According to Karel Kuchař, J. Ch.

Müller plotted 12,495 named places. A more recent analysis by J.

Havlíček indicates 14,871 settlement units. The parerga were created by an experienced artist who made masterful variations on Reiner's theme.

The changes are particularly evident in a parergon with personifications of Bohemian rivers with the emblem of Bohemia and the Imperial Eagle. The second described work is an unsigned and undated manuscript copy of a reduced issue of a map of the Kingdom of Bohemia by Johann Wolfgang Wieland from 1726.

The whole work was enlarged by 350 mm on each axis. The name is identical: MAPPA CHOROGRAPHICA...

But only Müller's authorship is attached, Wieland is not mentioned.
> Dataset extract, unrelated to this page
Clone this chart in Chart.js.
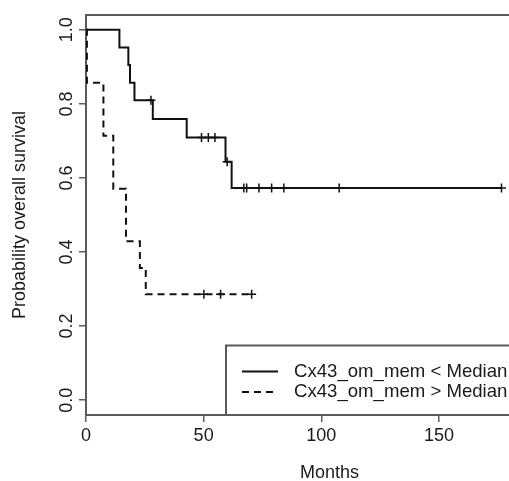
<!DOCTYPE html>
<html><head><meta charset="utf-8">
<script src="https://cdn.jsdelivr.net/npm/chart.js@4.4.1/dist/chart.umd.min.js"></script>
<style>
html,body{margin:0;padding:0;background:#fff;overflow:hidden;width:509px;height:481px}
#wrap{position:absolute;left:0;top:0;width:580px;height:481px}
</style>
</head><body><div id="wrap"><canvas id="c" width="580" height="481"></canvas></div>
<script>
const seriesLabels = ['Cx43_om_mem < Median', 'Cx43_om_mem > Median'];
const lowTimes = [0, 14.2, 18.0, 18.7, 20.6, 28.4, 42.8, 59.3, 61.9, 176.6];
const lowSurv = [1.0, 0.952, 0.905, 0.857, 0.810, 0.759, 0.709, 0.644, 0.573, 0.573];
const lowCensorTimes = [27.6, 49.1, 52.0, 54.8, 60.0, 67.1, 68.3, 73.5, 78.9, 84.1, 107.6, 176.6];
const lowCensorSurv = [0.810, 0.709, 0.709, 0.709, 0.644, 0.573, 0.573, 0.573, 0.573, 0.573, 0.573, 0.573];
const highTimes = [0, 0.4, 7.4, 11.6, 17.0, 22.9, 25.4, 70.4];
const highSurv = [1.0, 0.857, 0.714, 0.571, 0.429, 0.357, 0.286, 0.286];
const highCensorTimes = [50.1, 57.2, 70.4];
const highCensorSurv = [0.286, 0.286, 0.286];
const xTicks = [0, 50, 100, 150];
const xTickLabels = ['0', '50', '100', '150'];
const yTicks = [0, 0.2, 0.4, 0.6, 0.8, 1.0];
const yTickLabels = ['0.0', '0.2', '0.4', '0.6', '0.8', '1.0'];
const xTitle = 'Months';
const yTitle = 'Probability overall survival';

const FONT = "'Liberation Sans', Arial, Helvetica, sans-serif";
const TEXT = '#1a1a1a';
const FRAME = '#5a5a5a';
const INK = '#111111';

const toPts = (xs, ys) => xs.map((x, i) => ({x: x, y: ys[i]}));

const framePlugin = {
  id: 'frame',
  beforeDatasetsDraw(chart) {
    const {ctx, chartArea: a} = chart;
    ctx.save();
    ctx.strokeStyle = FRAME;
    ctx.lineWidth = 2;
    ctx.strokeRect(a.left, a.top, a.right - a.left, a.bottom - a.top);
    ctx.restore();
  },
  afterDraw(chart) {
    const {ctx, chartArea: a} = chart;
    const ys = chart.scales.y;
    ctx.save();
    ctx.fillStyle = TEXT;
    ctx.font = '18px ' + FONT;
    ctx.textAlign = 'center';
    ctx.textBaseline = 'middle';
    yTicks.forEach((v, i) => {
      const py = ys.getPixelForValue(v);
      ctx.save();
      ctx.translate(67, py);
      ctx.rotate(-Math.PI / 2);
      ctx.fillText(yTickLabels[i], 0, 0);
      ctx.restore();
    });
    // legend
    const lx = 226, ly = 345.5;
    ctx.fillStyle = '#fff';
    ctx.fillRect(lx, ly, a.right - lx, a.bottom - ly);
    ctx.strokeStyle = FRAME;
    ctx.lineWidth = 2;
    ctx.strokeRect(lx, ly, a.right - lx, a.bottom - ly);
    ctx.font = '18.6px ' + FONT;
    const rows = [371.5, 392];
    [0, 2].forEach((di, r) => {
      const ds = chart.data.datasets[di];
      ctx.save();
      ctx.strokeStyle = INK;
      ctx.lineWidth = 2;
      ctx.setLineDash(ds.borderDash || []);
      ctx.beginPath();
      ctx.moveTo(242, rows[r]);
      ctx.lineTo(278, rows[r]);
      ctx.stroke();
      ctx.restore();
      ctx.fillStyle = TEXT;
      ctx.textAlign = 'left';
      ctx.textBaseline = 'middle';
      ctx.fillText(ds.label, 294, rows[r]);
    });
    ctx.restore();
  }
};

new Chart(document.getElementById('c'), {
  type: 'line',
  data: {
    datasets: [
      {label: seriesLabels[0], data: toPts(lowTimes, lowSurv), stepped: true, borderColor: INK, borderWidth: 2, pointRadius: 0, fill: false},
      {label: seriesLabels[0] + ' censored', type: 'scatter', data: toPts(lowCensorTimes, lowCensorSurv), showLine: false, pointStyle: 'cross', pointRadius: 4.5, borderColor: INK, borderWidth: 1.5},
      {label: seriesLabels[1], data: toPts(highTimes, highSurv), stepped: true, borderColor: INK, borderWidth: 2, borderDash: [7, 5], pointRadius: 0, fill: false},
      {label: seriesLabels[1] + ' censored', type: 'scatter', data: toPts(highCensorTimes, highCensorSurv), showLine: false, pointStyle: 'cross', pointRadius: 4.5, borderColor: INK, borderWidth: 1.5}
    ]
  },
  options: {
    responsive: false,
    animation: false,
    devicePixelRatio: 1,
    layout: {padding: {top: 15, right: 7, left: 0, bottom: 0}},
    plugins: {legend: {display: false}, tooltip: {enabled: false}},
    scales: {
      x: {
        type: 'linear', min: 0, max: 207,
        afterBuildTicks: s => { s.ticks = xTicks.map(v => ({value: v})); },
        afterFit: s => { s.height = 66; },
        grid: {drawOnChartArea: false, drawTicks: true, tickLength: 7, color: FRAME, lineWidth: 1.5},
        border: {display: false},
        ticks: {padding: 3, color: TEXT, font: {family: FONT, size: 18}, maxRotation: 0, callback: (v, i) => xTickLabels[i]},
        title: {display: true, text: xTitle, color: TEXT, font: {family: FONT, size: 18, lineHeight: 1}, padding: {top: 0, bottom: -1}}
      },
      y: {
        type: 'linear', min: -0.04, max: 1.04,
        afterBuildTicks: s => { s.ticks = yTicks.map(v => ({value: v})); },
        afterFit: s => { s.width = 86; },
        grid: {drawOnChartArea: false, drawTicks: true, tickLength: 7, color: FRAME, lineWidth: 1.5},
        border: {display: false},
        ticks: {display: false},
        title: {display: true, text: yTitle, color: TEXT, font: {family: FONT, size: 18, lineHeight: 1}, padding: {top: 11.5, bottom: 0}}
      }
    }
  },
  plugins: [framePlugin]
});
</script>
</body></html>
There is no scale, which indicates the copyist's cartographic knowledge.

The original scale calculation corresponded to 1 : 231,000. The previous scale was calculated as 1 : 184,000.

The underlying material is of poorer quality. Each sheet is damaged and backed with paper.

A new border symbol was added here compared to the original map symbols. However, a fundamental change is the depiction of hills and mountains by means of landscape hatching.

The densest hatches are in section 17, Královský hvozd, in the Bohemian Forest. Symbols of forests are missing.

Provincial roads are drawn as a double red line. Compared to the original, the individual towns of Prague are not described, only the suburbs.

There are also new toponyms such as the Terezín Fortress whose construction began in 1780. New water areas were found in addition to the existing ponds, for example northwest at Solnice or between Jihlava and Havlíčkův Brod.

The borders of regions and their descriptions correspond to Müller's division into twelve regions from 1720. However, the new region structure of 1751 is drawn in sixteen manuscript map sections, though without description.

As regards Kłodzko, which the Kingdom of Bohemia lost in 1742, the coloured border between the County of Kłodzko is no longer indicated. The themes on the parerga are similar to those in the original, but very stiff and artless.

It is supposed that the first manuscript may have emerged in the first half of the 19th century as a work of students in the noble milieu, while the second was very likely a military map where the contents had been regularly supplemented since the mid-18th century and further also after 1782.